Does the balance always work? Almost. Sometimes I think the record’s polish keeps it from sounding as feral as its themes deserve. But the flip side is that the polish is what makes these songs replayable—nobody wants to slog through misery for 40 minutes unless the hooks keep dragging them back.
For me, this lands around a 9/10 experience in terms of how effectively it delivers what it’s aiming for: a cathartic, danceable self-audit.

25 Forever is out now via Alcopop! Records.
Conclusion
25 Forever feels like CHROMA choosing honesty over commentary—then decorating that honesty with hooks so you’ll swallow it without realizing. It’s the sound of your 20s waving at you from across the dance floor, holding a drink, looking a little haunted.

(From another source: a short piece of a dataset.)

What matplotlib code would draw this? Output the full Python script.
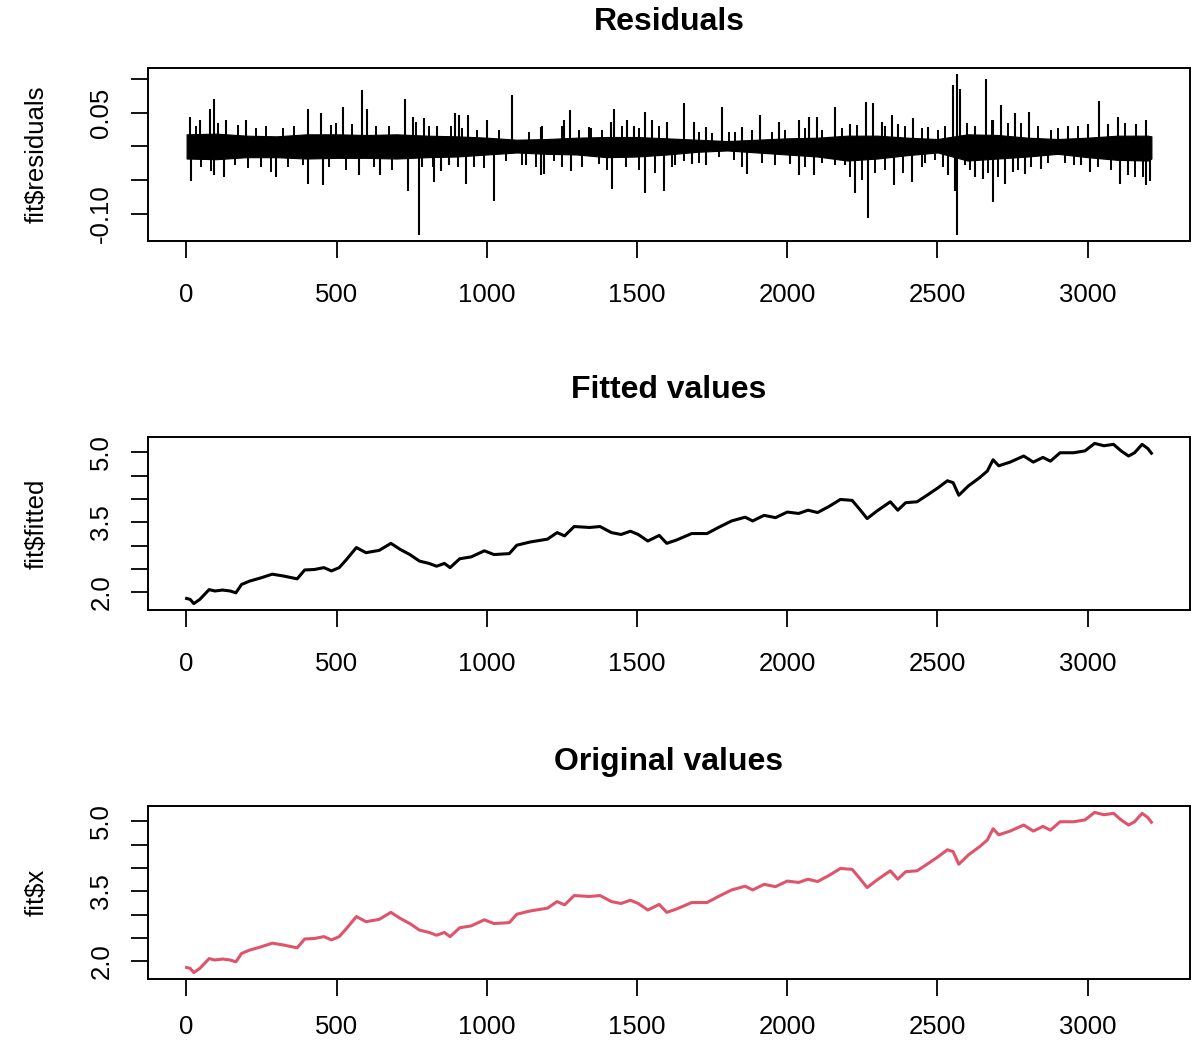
import matplotlib
matplotlib.use("Agg")
import matplotlib.pyplot as plt

plt.rcParams["font.family"] = ["Liberation Sans", "DejaVu Sans"]

# ---- series level (observed and fitted values coincide at this scale) ----
level_index = [1, 13, 25, 45, 76, 95, 121, 146, 165, 184, 210, 248, 286, 324, 369,
               394, 426, 458, 483, 509, 534, 566, 598, 642, 681, 712, 744, 776, 808,
               833, 859, 878, 910, 948, 992, 1024, 1075, 1100, 1145, 1202, 1234, 1259,
               1291, 1342, 1377, 1415, 1447, 1478, 1504, 1536, 1574, 1599, 1631, 1682,
               1733, 1771, 1815, 1860, 1885, 1923, 1961, 2000, 2038, 2069, 2101, 2139,
               2177, 2216, 2241, 2266, 2298, 2343, 2368, 2394, 2432, 2470, 2502, 2533,
               2552, 2571, 2603, 2641, 2666, 2685, 2704, 2742, 2787, 2819, 2851, 2876,
               2908, 2953, 2991, 3023, 3054, 3086, 3111, 3136, 3156, 3181, 3200, 3212]
level_value = [1.87, 1.85, 1.76, 1.85, 2.06, 2.03, 2.05, 2.03, 1.99, 2.17, 2.24, 2.31,
               2.39, 2.35, 2.29, 2.48, 2.49, 2.53, 2.46, 2.53, 2.71, 2.96, 2.85, 2.90,
               3.05, 2.92, 2.81, 2.67, 2.62, 2.56, 2.62, 2.53, 2.72, 2.76, 2.89, 2.81,
               2.83, 3.01, 3.08, 3.14, 3.28, 3.21, 3.41, 3.39, 3.41, 3.28, 3.24, 3.31,
               3.24, 3.10, 3.22, 3.05, 3.12, 3.26, 3.26, 3.39, 3.53, 3.61, 3.53, 3.65,
               3.60, 3.72, 3.69, 3.76, 3.71, 3.84, 3.99, 3.97, 3.78, 3.58, 3.74, 3.94,
               3.76, 3.92, 3.94, 4.10, 4.24, 4.39, 4.35, 4.08, 4.28, 4.46, 4.60, 4.84,
               4.71, 4.79, 4.92, 4.79, 4.89, 4.81, 4.99, 4.99, 5.03, 5.19, 5.14, 5.17,
               5.03, 4.92, 4.99, 5.17, 5.08, 4.98]

# ---- residuals: dense core envelope ----
band_index = [1, 100, 200, 300, 400, 500, 600, 700, 800, 900, 1000, 1100, 1200, 1300,
              1400, 1500, 1600, 1700, 1800, 1900, 2000, 2100, 2200, 2300, 2400, 2500,
              2600, 2700, 2800, 2900, 3000, 3100, 3200, 3212]
band_high = [0.018, 0.019, 0.016, 0.015, 0.018, 0.018, 0.017, 0.018, 0.016, 0.015,
             0.013, 0.010, 0.011, 0.013, 0.014, 0.014, 0.012, 0.010, 0.008, 0.010,
             0.012, 0.013, 0.016, 0.016, 0.013, 0.011, 0.018, 0.017, 0.013, 0.011,
             0.013, 0.016, 0.016, 0.015]
band_low = [-0.018, -0.019, -0.016, -0.016, -0.018, -0.017, -0.017, -0.018, -0.016,
            -0.015, -0.012, -0.009, -0.011, -0.012, -0.016, -0.015, -0.012, -0.008,
            -0.006, -0.009, -0.012, -0.015, -0.021, -0.018, -0.013, -0.009, -0.021,
            -0.018, -0.015, -0.011, -0.016, -0.020, -0.021, -0.018]

# ---- residuals: large excursions ----
spike_index = [11, 16, 44, 78, 91, 91, 127, 131, 199, 299, 404, 404, 448, 454, 520,
               576, 585, 600, 644, 729, 739, 755, 773, 792, 825, 836, 847, 875, 895,
               908, 930, 939, 1002, 1024, 1085, 1129, 1179, 1179, 1190, 1257, 1277,
               1279, 1340, 1412, 1418, 1423, 1467, 1490, 1525, 1525, 1550, 1589, 1600,
               1628, 1656, 1683, 1689, 1728, 1731, 1783, 1849, 1866, 1910, 1971, 2010,
               2038, 2038, 2071, 2088, 2099, 2160, 2193, 2210, 2226, 2261, 2268, 2287,
               2315, 2348, 2355, 2370, 2414, 2420, 2458, 2470, 2536, 2553, 2558, 2564,
               2566, 2575, 2591, 2625, 2625, 2653, 2661, 2686, 2686, 2713, 2724, 2751,
               2757, 2790, 2806, 2845, 2934, 2979, 3001, 3006, 3037, 3068, 3101, 3107,
               3134, 3162, 3195, 3195, 3206]
spike_value = [0.044, -0.051, 0.039, 0.056, 0.071, -0.043, -0.046, 0.039, 0.039,
               -0.046, 0.056, -0.056, 0.049, -0.058, 0.059, -0.043, 0.084, 0.056,
               -0.043, 0.071, -0.066, 0.044, -0.131, 0.042, -0.053, 0.031, -0.036,
               -0.028, 0.049, 0.046, -0.056, 0.047, 0.039, -0.081, 0.077, -0.028,
               -0.043, 0.029, -0.041, 0.039, 0.054, -0.036, 0.029, 0.036, -0.064,
               0.056, 0.039, 0.031, 0.051, -0.069, 0.039, -0.066, 0.036, -0.028,
               0.064, -0.026, 0.036, -0.028, 0.029, 0.059, 0.029, -0.041, 0.047,
               0.036, -0.026, 0.039, -0.043, 0.044, -0.043, 0.044, 0.058, -0.028,
               0.034, -0.069, 0.066, -0.106, 0.065, 0.036, 0.047, -0.058, 0.034,
               -0.053, 0.042, -0.024, 0.029, -0.043, 0.091, -0.066, 0.107, -0.131,
               0.086, -0.028, -0.046, 0.031, -0.049, 0.100, -0.083, 0.039, 0.062,
               -0.056, -0.038, 0.049, -0.041, 0.051, -0.033, 0.031, -0.028, 0.034,
               -0.038, 0.067, 0.034, 0.044, -0.056, -0.043, 0.034, 0.039, -0.058,
               -0.051]

# ---- residuals: moderate excursions around the core ----
minor_index = [33, 50, 83, 105, 161, 172, 205, 233, 249, 266, 282, 321, 338, 360, 388,
               476, 482, 498, 532, 553, 625, 631, 675, 686, 764, 786, 808, 820, 880,
               903, 919, 958, 969, 991, 1041, 1063, 1118, 1140, 1163, 1185, 1224, 1251,
               1251, 1307, 1318, 1346, 1373, 1384, 1401, 1451, 1462, 1506, 1506, 1561,
               1572, 1617, 1656, 1705, 1705, 1750, 1772, 1805, 1822, 1827, 1849, 1883,
               1916, 1949, 1960, 1994, 2060, 2060, 2115, 2115, 2160, 2182, 2210, 2231,
               2248, 2292, 2325, 2325, 2386, 2392, 2447, 2447, 2492, 2503, 2520, 2525,
               2597, 2608, 2669, 2680, 2702, 2735, 2768, 2779, 2812, 2834, 2867, 2879,
               2901, 2923, 2956, 2967, 3033, 3077, 3123, 3156, 3184]
minor_value = [0.030, -0.030, -0.036, 0.035, -0.028, 0.032, -0.032, 0.027, -0.030,
               0.030, -0.038, 0.028, -0.030, 0.030, -0.028, -0.030, 0.032, 0.035,
               -0.035, 0.033, -0.030, 0.030, 0.030, -0.035, 0.036, -0.030, 0.030,
               -0.030, 0.030, -0.030, 0.027, -0.030, 0.025, -0.032, 0.025, -0.022,
               -0.028, 0.022, -0.030, 0.030, -0.022, 0.030, -0.030, 0.025, -0.030,
               0.028, -0.026, 0.025, -0.035, 0.030, -0.030, 0.027, -0.035, -0.040,
               0.030, -0.030, -0.022, 0.022, -0.025, 0.020, -0.015, 0.022, -0.020,
               0.022, -0.030, 0.025, -0.025, 0.022, -0.028, 0.025, 0.028, -0.030,
               0.025, -0.025, -0.028, 0.028, -0.045, 0.032, -0.050, -0.040, 0.030,
               -0.035, -0.040, 0.030, 0.028, -0.030, -0.020, 0.025, -0.030, 0.030,
               0.035, -0.035, -0.040, 0.040, -0.045, 0.035, -0.035, 0.035, -0.030,
               0.030, -0.025, 0.025, 0.028, -0.025, -0.028, 0.030, -0.030, -0.035,
               0.035, -0.045, -0.045]

# ---- axes annotation ----
x_ticks = [0, 500, 1000, 1500, 2000, 2500, 3000]
x_tick_labels = ["0", "500", "1000", "1500", "2000", "2500", "3000"]
resid_ticks = [-0.10, -0.05, 0.00, 0.05, 0.10]
resid_tick_labels = ["-0.10", "", "", "0.05", ""]
level_ticks = [2.0, 2.5, 3.0, 3.5, 4.0, 4.5, 5.0]
level_tick_labels = ["2.0", "", "", "3.5", "", "", "5.0"]
titles = ["Residuals", "Fitted values", "Original values"]
y_labels = ["fit$residuals", "fit$fitted", "fit$x"]

RED = "#DF536B"
W, H = 1197, 1041
fig = plt.figure(figsize=(W / 100, H / 100), dpi=100)

# axes boxes in pixel units: (left, top, right, bottom)
boxes = [(148, 68, 1190, 241), (148, 437, 1190, 610), (148, 806, 1190, 979)]
title_y = [22, 390, 762]
x_label_pad = [18, 18, 14]

axes = []
for (l, t, r, b) in boxes:
    axes.append(fig.add_axes([l / W, 1 - b / H, (r - l) / W, (b - t) / H]))

# Residual panel: core band, moderate and large excursions
ax = axes[0]
ax.fill_between(band_index, band_low, band_high, color="black", lw=0.8)
ax.vlines(minor_index, 0, minor_value, color="black", lw=1.4)
ax.vlines(spike_index, 0, spike_value, color="black", lw=1.5)
sv_rng = max(spike_value) - min(spike_value)
ax.set_ylim(min(spike_value) - 0.04 * sv_rng, max(spike_value) + 0.04 * sv_rng)
ax.set_yticks(resid_ticks)
ax.set_yticklabels(resid_tick_labels)

# Fitted and original panels
axes[1].plot(level_index, level_value, color="black", lw=2.2)
axes[2].plot(level_index, level_value, color=RED, lw=2.2)
lv_rng = max(level_value) - min(level_value)
for a in axes[1:]:
    a.set_ylim(min(level_value) - 0.04 * lv_rng, max(level_value) + 0.04 * lv_rng)
    a.set_yticks(level_ticks)
    a.set_yticklabels(level_tick_labels)

x_rng = max(level_index) - min(level_index)
for a, ttl, yl, ty, xp in zip(axes, titles, y_labels, title_y, x_label_pad):
    a.set_xlim(min(level_index) - 0.04 * x_rng, max(level_index) + 0.04 * x_rng)
    a.set_xticks(x_ticks)
    a.set_xticklabels(x_tick_labels)
    for s in a.spines.values():
        s.set_linewidth(1.4)
    a.tick_params(axis="both", direction="out", length=12, width=1.3,
                  labelsize=18.5, colors="black")
    a.tick_params(axis="x", pad=xp)
    a.tick_params(axis="y", pad=13)
    for lab in a.get_yticklabels():
        lab.set_rotation(90)
        lab.set_va("center")
    a.text(-0.1065, 0.5, yl, transform=a.transAxes, rotation=90,
           ha="center", va="center", fontsize=18.5)
    fig.text(0.5 * (148 + 1190) / W, 1 - ty / H, ttl, ha="center", va="center",
             fontsize=23, fontweight="bold")

fig.savefig("out.png", dpi=100)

Our verdict: People who like emotional lyrics but refuse to listen to “sad music” will love 25 Forever because it sneaks the sadness in wearing good shoes. If you need your angst raw, ugly, and unvarnished, you might find this album a little too composed—like it tidied up before you came over.
FAQ
- What is the core theme of 25 Forever?
It’s a personal look at life lessons in your 20s—relationships, mental health, and existential spirals—without turning the music into a slow crawl. - Is 25 Forever meant to be heard live?
Yes, the punchy pacing and chant-ready hooks (especially early on) sound built for a room full of moving bodies. - Which track shows the album’s political edge the most?
“Straight Men” hits hardest in that lane, using repetition and tension to underline what it’s talking about. - Does the album slow down much?
It has gentler moments like “Lifehack” and the title track, but it keeps a pulse—more laidback than sleepy. - What’s the most emotionally direct moment?
The closing stretch: “People Pleaser” and “It’s Stupid” feel like the album stops performing confidence and admits what it costs.